DATA:
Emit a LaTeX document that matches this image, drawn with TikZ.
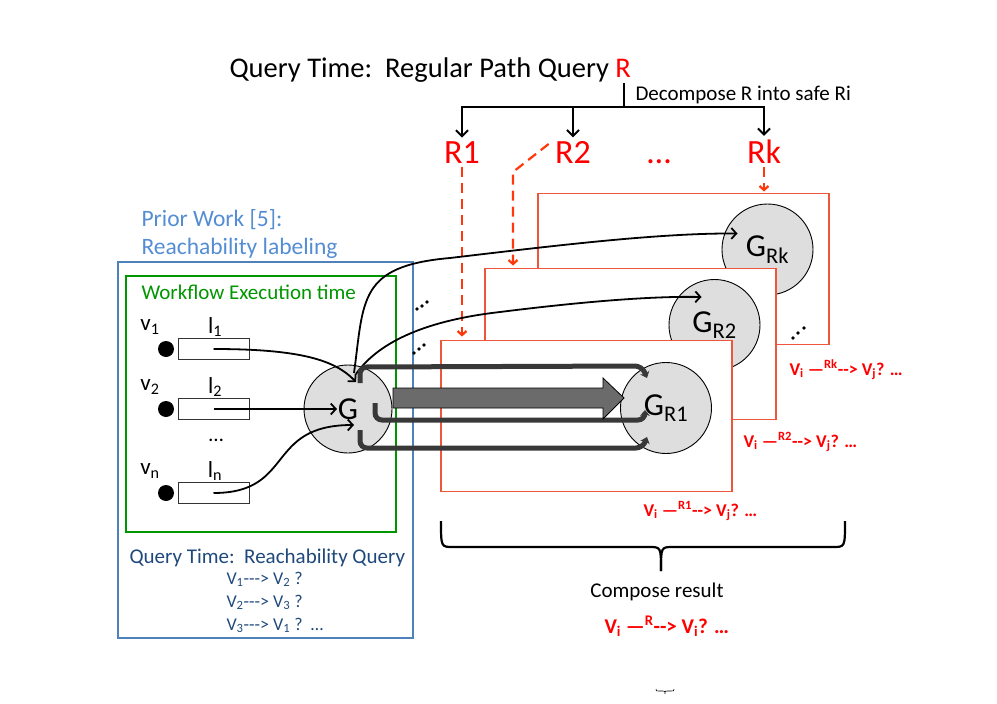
\documentclass[tikz,border=0pt]{standalone}
\usepackage{fontspec}
\setmainfont{Carlito}
\usepackage{xcolor}
\usepackage{tikz}
\usetikzlibrary{arrows.meta,calc}

\definecolor{frameblue}{RGB}{79,129,189}
\definecolor{priorblue}{RGB}{84,141,212}
\definecolor{querynavy}{RGB}{31,73,125}
\definecolor{wfgreen}{RGB}{0,150,0}
\definecolor{redtext}{RGB}{255,0,0}
\definecolor{boxred}{RGB}{240,85,60}
\definecolor{dashred}{RGB}{255,55,10}

\newcommand{\fsz}[1]{\fontsize{#1}{#1}\selectfont}

\tikzset{
  gnode/.style={circle, draw=black, line width=0.9pt, fill=black!13, inner sep=0pt, font=\fsz{32}},
  rbox/.style={draw=boxred, line width=1.2pt, fill=white, inner sep=0pt, outer sep=0pt, minimum width=291pt, minimum height=151pt},
  lbox/.style={draw=black!80, line width=1pt, fill=white, inner sep=0pt, minimum width=71pt, minimum height=21pt},
  vdot/.style={circle, fill=black, inner sep=0pt, minimum size=16pt},
  flow/.style={line width=1.8pt, -{Straight Barb[length=5pt,width=11pt]}},
  decomp/.style={line width=2pt},
  rdash/.style={draw=dashred, line width=2.2pt, dash pattern=on 10pt off 6pt, -{Straight Barb[length=4pt,width=9pt]}},
  gpath/.style={draw=black!78, line width=5pt, rounded corners=7pt, -{Stealth[length=6pt,width=10pt]}},
  rlabel/.style={text=redtext, font=\fsz{34}, anchor=base},
  reslabel/.style={text=redtext, font=\bfseries\fsz{18}, anchor=base west},
  qline/.style={text=querynavy, font=\fsz{18}, anchor=base west},
}

\begin{document}
\begin{tikzpicture}[x=1pt, y=-1pt]
    % Page
    \useasboundingbox (0,0) rectangle (997,704);

    % Title and decomposition
    \node[font=\fsz{28.5}, anchor=base west] (title) at (226,77) {Query Time:\ \ Regular Path Query \textcolor{redtext}{R}};
    \node[font=\fsz{21}, anchor=base west] (decomp) at (632,100) {Decompose R into safe Ri};
    \node[rlabel] (R1) at (462,163) {R1};
    \node[rlabel] (R2) at (573,163) {R2};
    \node[rlabel] (Rdots) at (659,163) {…};
    \node[rlabel] (Rk) at (764,163) {Rk};
    \coordinate (qR) at (624,83);
    \coordinate (fork) at (624,107);
    \draw[decomp] (qR) -- (fork);
    \draw[decomp, -{Straight Barb[length=6pt,width=12pt]}] (fork) -| (R1.north);
    \draw[decomp, -{Straight Barb[length=6pt,width=12pt]}] (fork) -| (R2.north);
    \draw[decomp, -{Straight Barb[length=6pt,width=12pt]}] (fork) -| (Rk.north);

    % Prior work box
    \node[text=priorblue, font=\fsz{23.5}, anchor=base west] (prior) at (138,226) {Prior Work [5]:};
    \node[text=priorblue, font=\fsz{23.5}, anchor=base west] (reach) at (138,254) {Reachability labeling};
    \draw[frameblue, line width=2.5pt] (118,262) rectangle (413,638);
    \draw[wfgreen, line width=1.2pt] (126,276) rectangle (396,532);
    \node[text=wfgreen, font=\fsz{21}, anchor=base west] (wf) at (138,299) {Workflow Execution time};

    % Red result boxes (back to front)
    \node[rbox] (boxRk) at (683.5,269) {};
    \node[gnode, minimum size=91pt] (GRk) at (767.5,249.5) {G\textsubscript{Rk}};
    \node[rbox] (boxR2) at (630.5,344) {};
    \node[gnode, minimum size=91pt] (GR2) at (714.5,325) {G\textsubscript{R2}};
    \node[rbox] (boxR1) at (586.5,416) {};
    \node[gnode, minimum size=91pt] (GR1) at (666,408) {G\textsubscript{R1}};

    % Red dashed links
    \coordinate (r2bend) at (513,172);
    \draw[rdash] (R1.south) -- ($(R1.south |- boxR1.north)+(0,-4)$);
    \draw[rdash] ($(R2.west)+(-3,-8)$) -- (r2bend) -- ($(r2bend |- boxR2.north)+(0,-3)$);
    \draw[rdash] (Rk.south) -- ($(Rk.south |- boxRk.north)+(0,-2)$);

    % Workflow graph
    \node[gnode, minimum size=88pt] (G) at (348,409) {G};
    \foreach \i/\y/\lab in {1/349/1, 2/409/2, 3/493/n} {
        \node[vdot] (vdot\i) at (166,\y) {};
        \node[lbox] (lbox\i) at (213.5,\y) {};
        \node[font=\fsz{23}] (vlab\i) at (150,\y-22) {v\textsubscript{\lab}};
        \node[font=\fsz{23}] (llab\i) at (215,\y-22) {l\textsubscript{\lab}};
    }
    \node[font=\fsz{21}] (ldots) at (216,440) {…};

    \draw[flow] (lbox1.center) .. controls (300,349) and (335,360) .. ($(G)+(8,-27)$);
    \draw[flow] (lbox2.center) -- ($(G)+(-11,0)$);
    \draw[flow] (lbox3.center) .. controls (295,493) and (265,425) .. ($(G)+(6,16)$);

    % Links to the other safe queries
    \draw[flow] ($(G)+(6,-36)$) .. controls (364,300) and (358,266) .. (450,258)
        .. controls (560,245) and (660,233) .. ($(GRk)+(-30,-16)$);
    \draw[flow] ($(G)+(8,-35)$) .. controls (380,340) and (430,320) .. (500,312)
        .. controls (580,302) and (650,296) .. ($(GR2)+(-13,-28)$);

    % Thick paths G to G_R1
    \draw[gpath] ($(G)+(12,-26)$) -- ($(G)+(12,-42)$) -- ($(GR1)+(-24,-42)$) -- ($(GR1)+(-19,-30)$);
    \draw[gpath] ($(G)+(27,-6)$) -- ($(G)+(27,11)$) -- ($(GR1)+(-21,12)$) -- ($(GR1)+(-21,2)$);
    \draw[gpath] ($(G)+(12,21)$) -- ($(G)+(12,39)$) -- ($(GR1)+(-23,40)$) -- ($(GR1)+(-19,29)$);
    \draw[fill=black!58, draw=black, line width=0.8pt] (393,388) -- (603,388) -- (603,378)
        -- (624,398) -- (603,419) -- (603,408) -- (393,408) -- cycle;

    % Dots between layers
    \foreach \x/\y in {793/338, 798/333, 804/328, 417/309, 422/306, 427/302, 414/353, 419/349, 424/345}
        \fill (\x,\y) circle (1.8pt);

    % Partial results
    \node[reslabel] (resRk) at (786,375) {V\textsubscript{i} —\textsuperscript{Rk}-{}-> V\textsubscript{j}? …};
    \node[reslabel] (resR2) at (740,447) {V\textsubscript{i} —\textsuperscript{R2}-{}-> V\textsubscript{j}? …};
    \node[reslabel] (resR1) at (640,516) {V\textsubscript{i} —\textsuperscript{R1}-{}-> V\textsubscript{j}? …};

    % Compose brace
    \draw[line width=2.2pt] (441,521) .. controls (441,547) and (441,547) .. (453,547) -- (649,547)
        .. controls (661,547) and (661,547) .. (661,571);
    \draw[line width=2.2pt] (845,521) .. controls (845,547) and (845,547) .. (833,547) -- (673,547)
        .. controls (661,547) and (661,547) .. (661,571);
    \node[font=\fsz{21}, anchor=base] (compose) at (657,597) {Compose result};
    \node[text=redtext, font=\bfseries\fsz{21}, anchor=base west] (final) at (601,633) {V\textsubscript{i} —\textsuperscript{R}-{}-> V\textsubscript{i}? …};
    \draw[line width=0.6pt] (656,689) .. controls (656,691) .. (659,691) -- (663,691) .. controls (665,691) .. (665,694)
        .. controls (665,691) .. (667,691) -- (671,691) .. controls (674,691) .. (674,689);

    % Reachability queries
    \node[text=querynavy, font=\fsz{21}, anchor=base west] (qtime) at (126,563) {Query Time:\ \ Reachability Query};
    \node[qline] (q1) at (223,584) {V\textsubscript{1}-{}-{}-> V\textsubscript{2} ?};
    \node[qline] (q2) at (223,607) {V\textsubscript{2}-{}-{}-> V\textsubscript{3} ?};
    \node[qline] (q3) at (223,630) {V\textsubscript{3}-{}-{}-> V\textsubscript{1} ?\ \ …};
\end{tikzpicture}
\end{document}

GOAL: Pictures stay out. Print the data exactly, from its first line through the line containing "(0,0) rectangle (997,704);".

ANSWER TO THIS EXERCISE:
Emit a LaTeX document that matches this image, drawn with TikZ.
\documentclass[tikz,border=0pt]{standalone}
\usepackage{fontspec}
\setmainfont{Carlito}
\usepackage{xcolor}
\usepackage{tikz}
\usetikzlibrary{arrows.meta,calc}

\definecolor{frameblue}{RGB}{79,129,189}
\definecolor{priorblue}{RGB}{84,141,212}
\definecolor{querynavy}{RGB}{31,73,125}
\definecolor{wfgreen}{RGB}{0,150,0}
\definecolor{redtext}{RGB}{255,0,0}
\definecolor{boxred}{RGB}{240,85,60}
\definecolor{dashred}{RGB}{255,55,10}

\newcommand{\fsz}[1]{\fontsize{#1}{#1}\selectfont}

\tikzset{
  gnode/.style={circle, draw=black, line width=0.9pt, fill=black!13, inner sep=0pt, font=\fsz{32}},
  rbox/.style={draw=boxred, line width=1.2pt, fill=white, inner sep=0pt, outer sep=0pt, minimum width=291pt, minimum height=151pt},
  lbox/.style={draw=black!80, line width=1pt, fill=white, inner sep=0pt, minimum width=71pt, minimum height=21pt},
  vdot/.style={circle, fill=black, inner sep=0pt, minimum size=16pt},
  flow/.style={line width=1.8pt, -{Straight Barb[length=5pt,width=11pt]}},
  decomp/.style={line width=2pt},
  rdash/.style={draw=dashred, line width=2.2pt, dash pattern=on 10pt off 6pt, -{Straight Barb[length=4pt,width=9pt]}},
  gpath/.style={draw=black!78, line width=5pt, rounded corners=7pt, -{Stealth[length=6pt,width=10pt]}},
  rlabel/.style={text=redtext, font=\fsz{34}, anchor=base},
  reslabel/.style={text=redtext, font=\bfseries\fsz{18}, anchor=base west},
  qline/.style={text=querynavy, font=\fsz{18}, anchor=base west},
}

\begin{document}
\begin{tikzpicture}[x=1pt, y=-1pt]
    % Page
    \useasboundingbox (0,0) rectangle (997,704);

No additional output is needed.